Using the data below, gather each line that includes the word "chart".

## DATASET CONTENT
====
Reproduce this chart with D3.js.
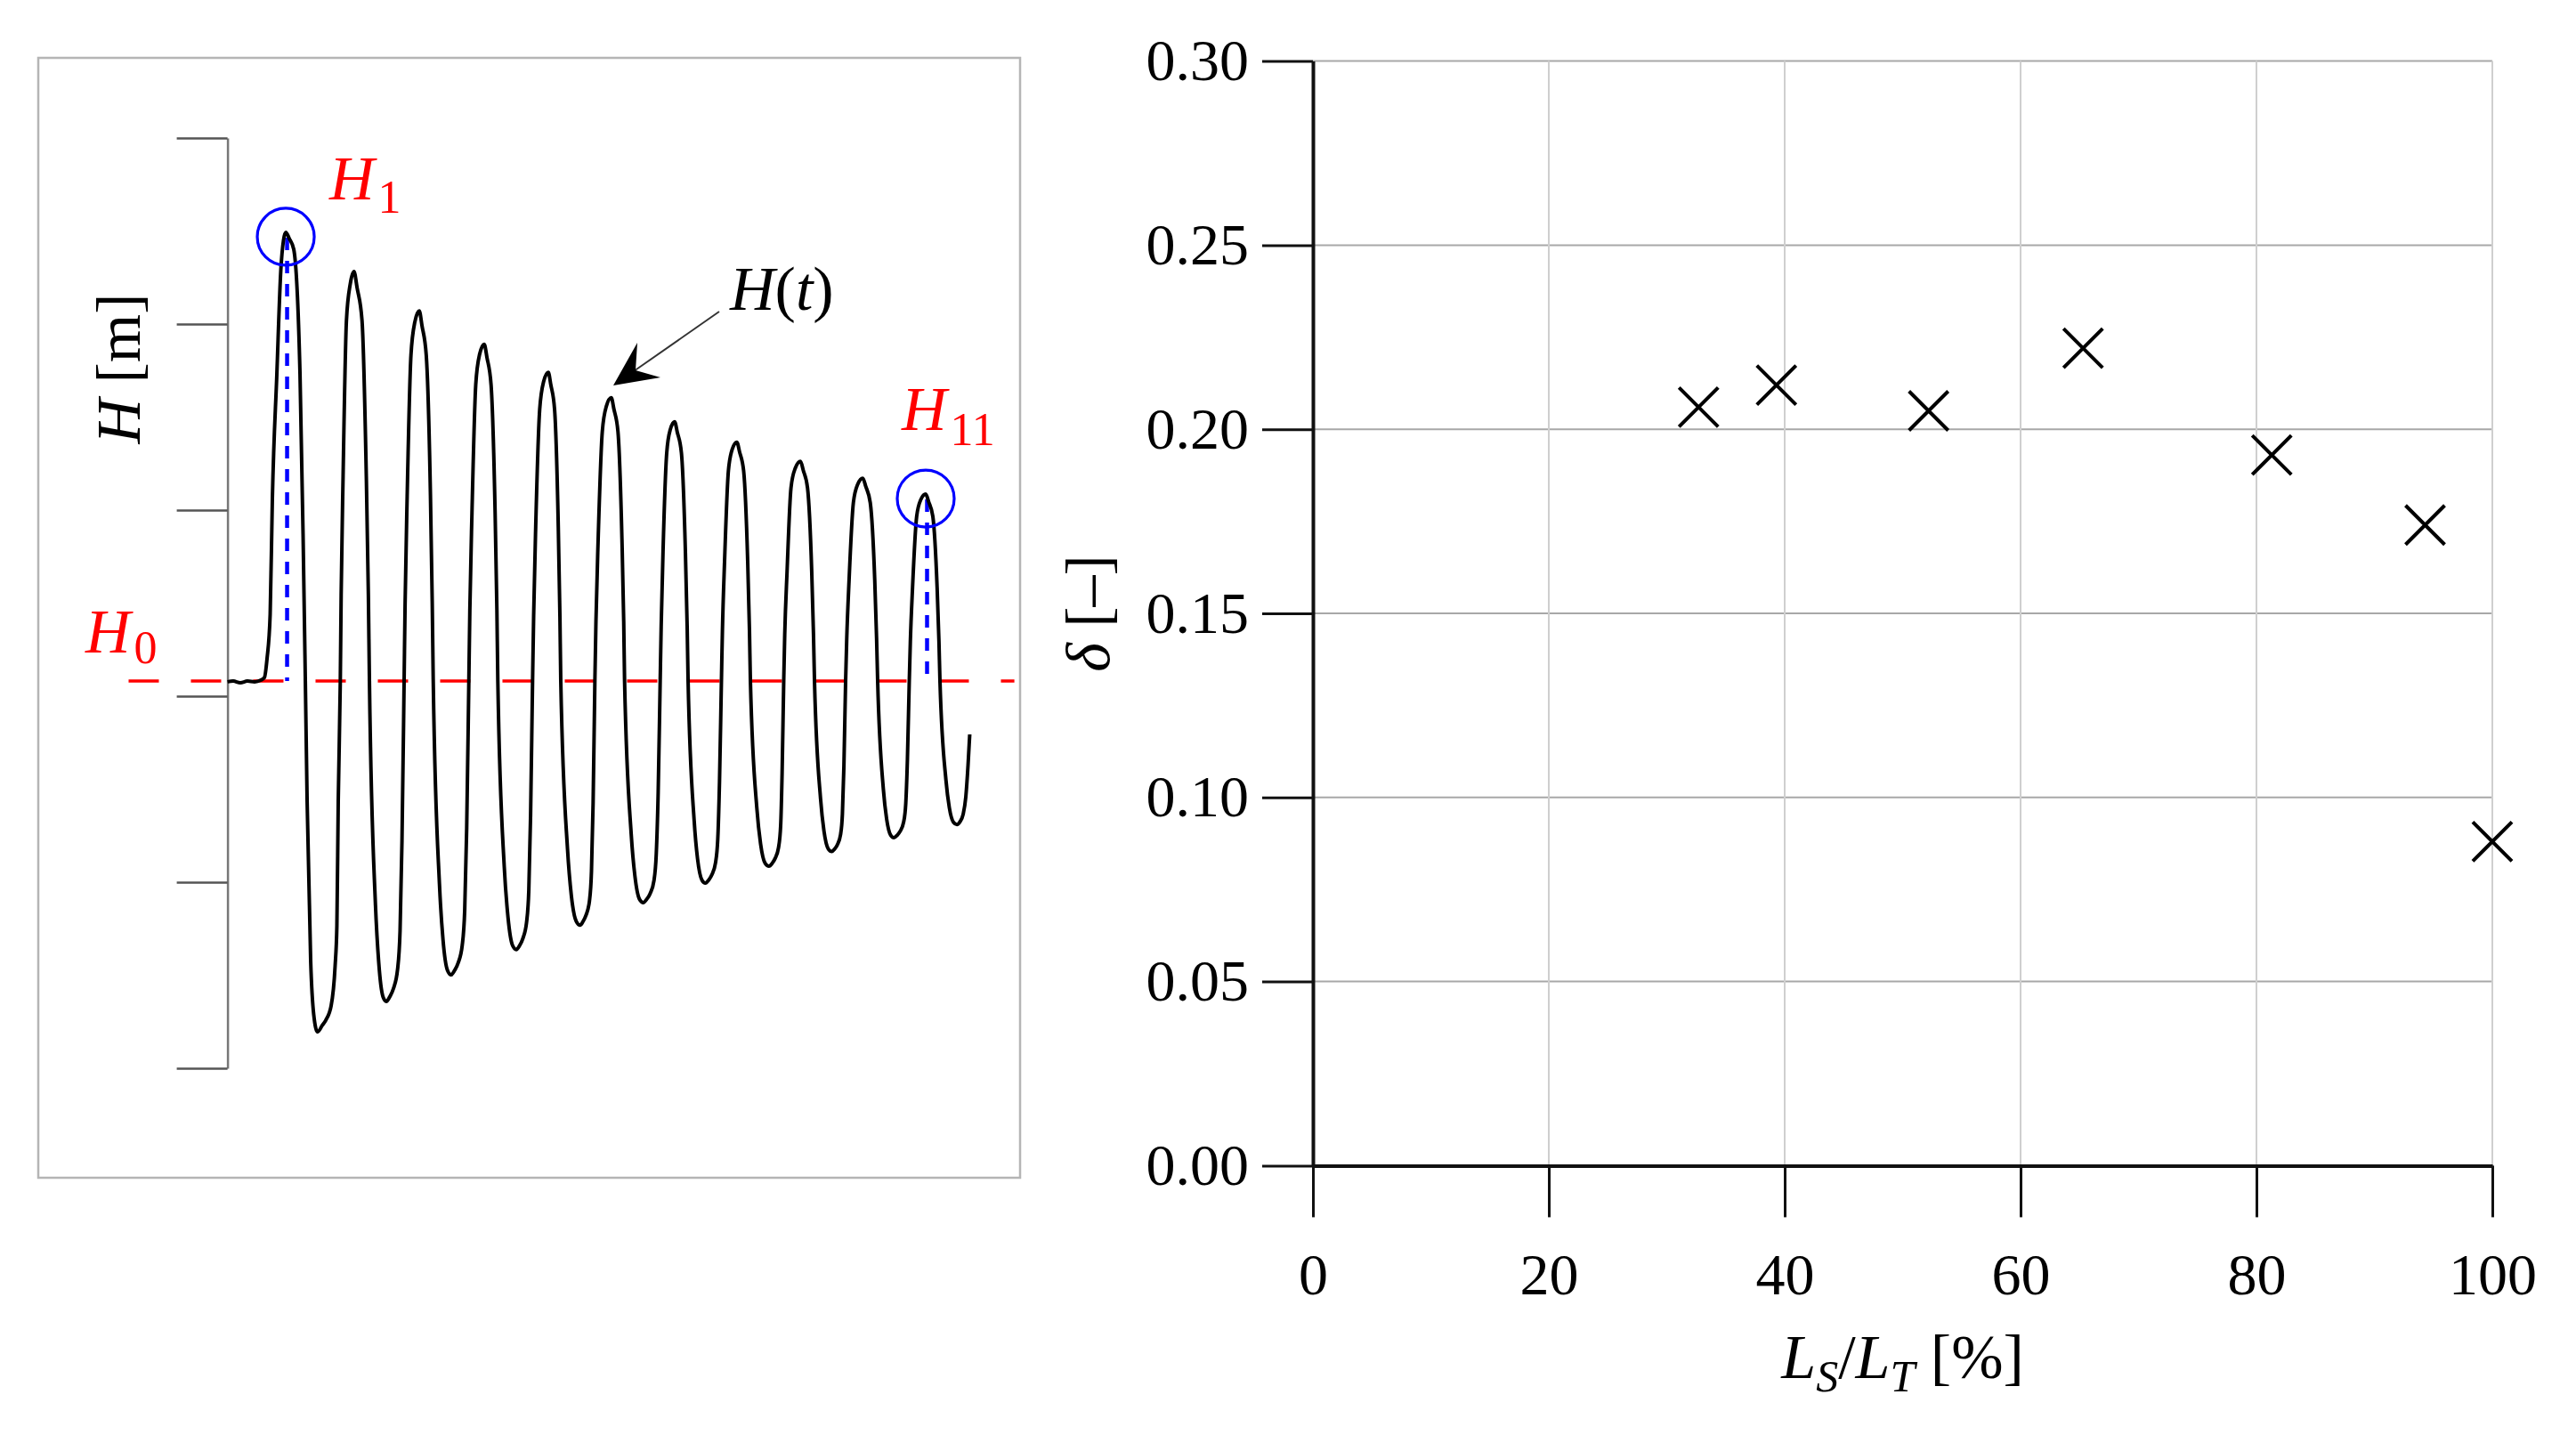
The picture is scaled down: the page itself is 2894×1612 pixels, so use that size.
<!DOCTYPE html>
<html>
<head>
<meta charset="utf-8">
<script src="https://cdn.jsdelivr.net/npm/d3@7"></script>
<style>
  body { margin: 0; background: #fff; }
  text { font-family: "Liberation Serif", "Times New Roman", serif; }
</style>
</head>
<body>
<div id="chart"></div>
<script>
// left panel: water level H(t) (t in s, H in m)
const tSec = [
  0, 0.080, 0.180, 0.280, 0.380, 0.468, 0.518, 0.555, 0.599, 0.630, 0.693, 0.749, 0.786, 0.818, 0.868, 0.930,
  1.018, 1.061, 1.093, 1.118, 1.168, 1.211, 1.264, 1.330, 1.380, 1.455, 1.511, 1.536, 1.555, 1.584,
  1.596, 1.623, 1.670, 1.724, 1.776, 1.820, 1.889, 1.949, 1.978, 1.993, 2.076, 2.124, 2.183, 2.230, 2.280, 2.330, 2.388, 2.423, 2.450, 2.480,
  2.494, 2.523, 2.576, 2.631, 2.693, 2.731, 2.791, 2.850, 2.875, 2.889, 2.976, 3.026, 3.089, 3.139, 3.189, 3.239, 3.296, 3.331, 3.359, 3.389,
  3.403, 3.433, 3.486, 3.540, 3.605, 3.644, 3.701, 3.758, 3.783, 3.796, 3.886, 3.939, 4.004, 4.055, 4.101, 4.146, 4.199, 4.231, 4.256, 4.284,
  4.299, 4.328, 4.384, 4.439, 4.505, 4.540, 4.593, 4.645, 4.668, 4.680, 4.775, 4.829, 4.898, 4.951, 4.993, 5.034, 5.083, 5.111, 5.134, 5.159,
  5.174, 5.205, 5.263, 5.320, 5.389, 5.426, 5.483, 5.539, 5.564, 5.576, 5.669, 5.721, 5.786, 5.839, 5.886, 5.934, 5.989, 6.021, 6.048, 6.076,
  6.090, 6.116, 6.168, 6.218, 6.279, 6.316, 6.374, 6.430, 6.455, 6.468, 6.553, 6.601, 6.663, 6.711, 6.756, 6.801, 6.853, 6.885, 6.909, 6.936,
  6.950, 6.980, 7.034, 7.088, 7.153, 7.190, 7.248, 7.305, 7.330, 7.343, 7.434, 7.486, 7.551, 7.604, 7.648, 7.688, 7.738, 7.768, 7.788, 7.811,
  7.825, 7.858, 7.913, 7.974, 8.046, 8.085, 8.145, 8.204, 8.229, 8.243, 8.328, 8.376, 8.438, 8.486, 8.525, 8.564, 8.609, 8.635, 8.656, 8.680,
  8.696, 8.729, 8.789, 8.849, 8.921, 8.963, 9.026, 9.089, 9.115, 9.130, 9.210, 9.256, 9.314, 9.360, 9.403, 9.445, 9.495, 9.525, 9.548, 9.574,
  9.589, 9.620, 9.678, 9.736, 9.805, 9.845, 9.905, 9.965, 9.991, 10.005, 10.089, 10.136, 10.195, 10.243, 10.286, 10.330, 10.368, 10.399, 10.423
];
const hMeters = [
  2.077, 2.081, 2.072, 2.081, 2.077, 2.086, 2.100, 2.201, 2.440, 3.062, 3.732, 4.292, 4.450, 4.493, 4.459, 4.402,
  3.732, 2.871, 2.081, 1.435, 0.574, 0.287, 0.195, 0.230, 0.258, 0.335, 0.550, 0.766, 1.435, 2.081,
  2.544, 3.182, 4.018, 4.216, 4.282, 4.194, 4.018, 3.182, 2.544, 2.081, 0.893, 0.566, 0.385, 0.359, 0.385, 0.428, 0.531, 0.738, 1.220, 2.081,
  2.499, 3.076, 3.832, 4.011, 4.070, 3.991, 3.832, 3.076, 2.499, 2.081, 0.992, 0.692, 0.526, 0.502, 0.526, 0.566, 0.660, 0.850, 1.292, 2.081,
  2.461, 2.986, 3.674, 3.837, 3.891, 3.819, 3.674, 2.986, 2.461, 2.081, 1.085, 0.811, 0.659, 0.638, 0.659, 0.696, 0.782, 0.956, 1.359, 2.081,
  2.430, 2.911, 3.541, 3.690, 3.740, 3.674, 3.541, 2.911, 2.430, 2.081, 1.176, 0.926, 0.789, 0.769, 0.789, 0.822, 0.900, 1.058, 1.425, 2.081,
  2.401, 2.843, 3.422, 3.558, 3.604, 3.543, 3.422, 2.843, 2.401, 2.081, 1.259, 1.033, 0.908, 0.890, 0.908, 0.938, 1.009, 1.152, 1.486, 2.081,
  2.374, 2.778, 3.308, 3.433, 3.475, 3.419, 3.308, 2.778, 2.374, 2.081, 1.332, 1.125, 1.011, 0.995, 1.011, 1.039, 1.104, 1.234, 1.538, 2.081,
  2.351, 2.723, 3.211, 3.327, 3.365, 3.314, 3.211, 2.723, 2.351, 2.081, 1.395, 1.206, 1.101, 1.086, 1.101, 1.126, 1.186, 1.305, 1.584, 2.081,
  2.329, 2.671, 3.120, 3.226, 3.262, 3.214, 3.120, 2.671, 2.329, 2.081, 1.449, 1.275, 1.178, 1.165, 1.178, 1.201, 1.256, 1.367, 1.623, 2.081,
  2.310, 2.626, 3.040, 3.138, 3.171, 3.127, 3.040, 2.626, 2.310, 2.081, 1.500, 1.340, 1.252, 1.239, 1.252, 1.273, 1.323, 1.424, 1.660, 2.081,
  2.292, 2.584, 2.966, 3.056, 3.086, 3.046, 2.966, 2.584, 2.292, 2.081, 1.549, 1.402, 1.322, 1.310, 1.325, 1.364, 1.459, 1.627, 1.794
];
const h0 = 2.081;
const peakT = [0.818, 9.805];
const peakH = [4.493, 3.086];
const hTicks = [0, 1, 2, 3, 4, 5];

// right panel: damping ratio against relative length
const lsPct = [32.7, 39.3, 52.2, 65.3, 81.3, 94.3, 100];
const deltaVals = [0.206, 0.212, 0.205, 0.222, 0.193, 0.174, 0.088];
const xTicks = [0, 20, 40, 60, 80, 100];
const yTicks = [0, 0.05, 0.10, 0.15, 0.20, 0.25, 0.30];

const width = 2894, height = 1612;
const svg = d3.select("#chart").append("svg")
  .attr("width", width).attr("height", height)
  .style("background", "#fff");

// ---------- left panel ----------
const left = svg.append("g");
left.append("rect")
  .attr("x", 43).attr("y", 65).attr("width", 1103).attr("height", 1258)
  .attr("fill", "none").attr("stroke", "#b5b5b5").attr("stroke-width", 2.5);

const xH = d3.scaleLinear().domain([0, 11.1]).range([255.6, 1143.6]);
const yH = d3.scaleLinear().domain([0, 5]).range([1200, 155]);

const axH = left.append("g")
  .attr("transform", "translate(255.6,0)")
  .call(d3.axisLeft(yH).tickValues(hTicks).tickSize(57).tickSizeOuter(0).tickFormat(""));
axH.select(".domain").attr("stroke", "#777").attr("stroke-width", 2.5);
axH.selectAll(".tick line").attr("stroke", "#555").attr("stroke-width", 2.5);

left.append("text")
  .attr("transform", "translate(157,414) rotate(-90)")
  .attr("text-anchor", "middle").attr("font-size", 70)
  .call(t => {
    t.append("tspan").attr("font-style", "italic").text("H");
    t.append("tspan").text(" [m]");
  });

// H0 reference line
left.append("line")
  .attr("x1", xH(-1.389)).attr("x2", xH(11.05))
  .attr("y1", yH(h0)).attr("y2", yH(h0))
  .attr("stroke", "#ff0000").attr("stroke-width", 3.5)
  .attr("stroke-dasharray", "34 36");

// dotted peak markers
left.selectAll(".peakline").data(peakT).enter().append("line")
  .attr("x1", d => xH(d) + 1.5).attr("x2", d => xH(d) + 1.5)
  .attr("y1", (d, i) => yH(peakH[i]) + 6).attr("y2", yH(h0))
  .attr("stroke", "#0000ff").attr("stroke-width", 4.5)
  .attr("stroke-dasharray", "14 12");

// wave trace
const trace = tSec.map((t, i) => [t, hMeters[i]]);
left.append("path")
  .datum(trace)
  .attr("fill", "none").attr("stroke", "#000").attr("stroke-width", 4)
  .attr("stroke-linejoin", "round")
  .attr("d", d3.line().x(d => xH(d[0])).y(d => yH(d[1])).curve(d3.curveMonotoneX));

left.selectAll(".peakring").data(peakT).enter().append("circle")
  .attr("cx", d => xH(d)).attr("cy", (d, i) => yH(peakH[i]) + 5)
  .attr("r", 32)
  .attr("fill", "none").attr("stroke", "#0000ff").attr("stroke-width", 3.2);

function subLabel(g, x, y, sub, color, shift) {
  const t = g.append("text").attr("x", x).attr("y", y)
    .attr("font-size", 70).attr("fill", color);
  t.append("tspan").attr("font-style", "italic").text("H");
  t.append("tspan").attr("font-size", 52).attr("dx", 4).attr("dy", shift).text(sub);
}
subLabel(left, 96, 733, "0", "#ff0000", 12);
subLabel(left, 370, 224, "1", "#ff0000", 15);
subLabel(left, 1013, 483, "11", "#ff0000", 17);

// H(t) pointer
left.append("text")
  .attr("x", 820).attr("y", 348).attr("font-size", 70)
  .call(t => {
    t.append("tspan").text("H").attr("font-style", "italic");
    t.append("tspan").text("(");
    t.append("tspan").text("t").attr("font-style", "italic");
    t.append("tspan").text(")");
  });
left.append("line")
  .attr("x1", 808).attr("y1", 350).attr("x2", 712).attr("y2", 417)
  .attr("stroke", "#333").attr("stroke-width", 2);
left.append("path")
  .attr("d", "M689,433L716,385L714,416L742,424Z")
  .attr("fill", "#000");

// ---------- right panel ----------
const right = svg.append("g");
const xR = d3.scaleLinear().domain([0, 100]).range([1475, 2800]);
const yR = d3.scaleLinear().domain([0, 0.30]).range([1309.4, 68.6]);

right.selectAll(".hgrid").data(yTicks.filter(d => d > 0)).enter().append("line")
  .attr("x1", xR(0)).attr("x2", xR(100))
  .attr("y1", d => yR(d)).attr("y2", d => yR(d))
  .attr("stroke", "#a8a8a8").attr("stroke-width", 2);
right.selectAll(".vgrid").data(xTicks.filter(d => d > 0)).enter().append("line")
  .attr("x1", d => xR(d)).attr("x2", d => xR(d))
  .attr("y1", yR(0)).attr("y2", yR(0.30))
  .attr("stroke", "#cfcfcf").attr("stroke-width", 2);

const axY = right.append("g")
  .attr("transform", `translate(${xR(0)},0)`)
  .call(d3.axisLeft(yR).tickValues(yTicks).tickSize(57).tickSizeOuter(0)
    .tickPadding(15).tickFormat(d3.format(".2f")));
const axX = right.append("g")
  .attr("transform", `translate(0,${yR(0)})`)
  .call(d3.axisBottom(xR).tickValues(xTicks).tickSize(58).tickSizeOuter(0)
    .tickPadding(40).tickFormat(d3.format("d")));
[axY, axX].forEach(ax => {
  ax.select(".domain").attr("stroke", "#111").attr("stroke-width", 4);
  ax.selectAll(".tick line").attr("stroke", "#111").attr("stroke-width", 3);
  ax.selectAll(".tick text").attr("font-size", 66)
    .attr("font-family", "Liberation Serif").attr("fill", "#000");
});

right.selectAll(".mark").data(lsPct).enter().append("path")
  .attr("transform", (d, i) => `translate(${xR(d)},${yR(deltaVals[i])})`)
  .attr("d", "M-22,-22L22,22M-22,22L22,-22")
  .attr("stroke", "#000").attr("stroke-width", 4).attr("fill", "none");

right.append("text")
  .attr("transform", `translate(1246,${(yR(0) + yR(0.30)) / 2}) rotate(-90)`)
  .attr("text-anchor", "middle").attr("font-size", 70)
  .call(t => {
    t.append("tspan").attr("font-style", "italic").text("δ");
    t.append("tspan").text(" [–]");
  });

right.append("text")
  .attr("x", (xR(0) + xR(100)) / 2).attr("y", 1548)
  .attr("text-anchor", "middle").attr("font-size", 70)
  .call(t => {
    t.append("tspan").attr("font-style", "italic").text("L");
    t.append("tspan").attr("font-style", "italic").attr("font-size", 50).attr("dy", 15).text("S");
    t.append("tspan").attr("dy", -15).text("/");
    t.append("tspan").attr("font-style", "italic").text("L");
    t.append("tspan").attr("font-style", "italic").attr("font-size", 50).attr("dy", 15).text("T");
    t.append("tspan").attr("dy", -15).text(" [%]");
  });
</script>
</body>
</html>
====
## TASK SOLUTION
Reproduce this chart with D3.js.
<div id="chart"></div>
const svg = d3.select("#chart").append("svg")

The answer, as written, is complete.